An independent report released Wednesday is supporting the Ottawa-Carleton District School Board's controversial decision to close Laurentian High School and J.S. Woodsworth Secondary School, although it found major flaws in the process.

An independent report released Wednesday is supporting the Ottawa-Carleton District School Board's controversial decision to close Laurentian High School and J.S. Woodsworth Secondary School, although it found major flaws in the process.

The board targeted the two schools for closure primarily due to low enrollment, despite a provincial moratorium on school closures and notice that the province was coming out with new school closure guidelines.

A spokesperson for the school board argued it could not have followed guidelines for a decision made in December 2004 that the province did not release until February.

School trustee David Moen argues that, if the board had waited for the new procedure, it wouldn't have enough time to close the schools next year, enrollment would plummet, and the high schools would have ended up closing anyway the following year.

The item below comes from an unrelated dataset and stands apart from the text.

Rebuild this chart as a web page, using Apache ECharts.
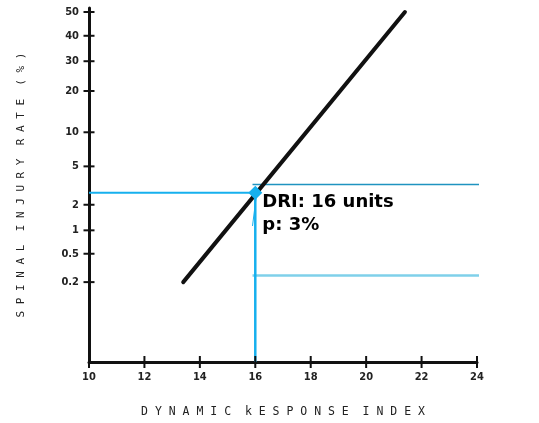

So when the board finalized the closures at the end of 2004, Ontario's Ministry of Education ordered an independent review.

Although the report found serious flaws in the process, it ruled the outcome would have been the same even if the new process had been followed.

Joan DeBardeleben disagrees.

"I think it's unlikely that both of the schools would have closed if a proper procedure had been set up," said the co-chair of the J.S. Woodsworth parent council.

"I think it's very important that the ministry assure that in future, as other schools go through this, that they don't repeat our experience."

Minister of Education Gerard Kennedy says the new guidelines will do just that.

His ministry accepts the report's findings, and yet he understands the disappointment that it doesn't change the outcome for parents and students.

"I think what the people of Ottawa can expect," said Kennedy, "is that there'll be a much clearer, much more emphatic involvement of the community in any future decisions that we at the ministry and the school board will be making about their local community schools."